Careful, the book warns; there can only be one slowest hiker. Identify what is truly the harshest constraint on what you want to accomplish, and tackle that first, rather than other things that might be easier to address but don't make as big of a difference in the final outcome.

# Think About Stuff

The book emphasizes that it's up to you to decide what's essential for you, and what your goals are. There's honestly not a ton of direction on that front, which is maybe good - I probably don't have all the same values or goals as the author, and that's okay. Exploring different options and making an informed choice instead of rushing into something is the ideal. The author has a longstanding journaling habit, and recommends that practice to others, too.

One suggestion from the appendix that kind of delighted me is "schedule a Personal Quarterly Off-Site to explore what is essential". I like the framing; in businesses an off-site is a big group meeting that happens with some regularity where you often will talk through broad company or team strategy or goals. It's "off-site" as in not in your usual, routine place of work. And it's got an agenda, which someone has deliberately thought through to craft meaningful spaces for discussion and reflection.

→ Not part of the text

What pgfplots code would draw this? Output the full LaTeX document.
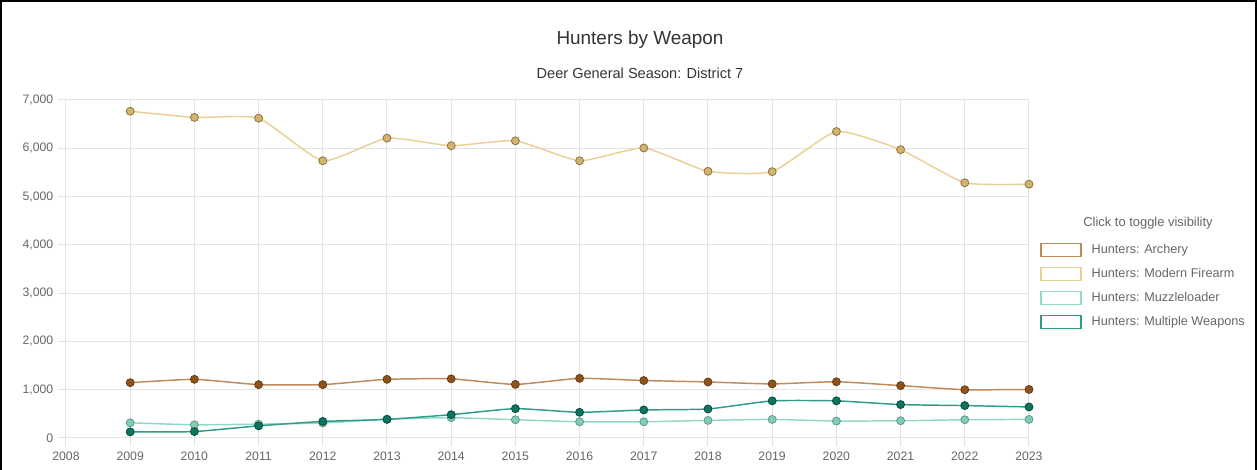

My partner and I have been meaning to set aside some time to talk through our parenting values and maybe even if we have a specific goal for this season of our lives. (Other than the ones that well, we have talked through! More high-level reflection on it basically) Maybe we need to plan a Family Off-Site one of these days!

# Recommendation

Overall, I liked this book and found it useful to read. Sometimes self-help books can get too "fluffy" and feel repetitive, but I thought this book was pretty well paced and full of a lot of different ideas supporting the "less but better" framework without making feel like I was spending time reading the same thing over and over. There are definitely some shortcomings in terms of intersectional analysis (and some biases/oversimplifications that made me laugh or roll my eyes at times), but the principles overall and practical tips for implementing them in your life felt helpful.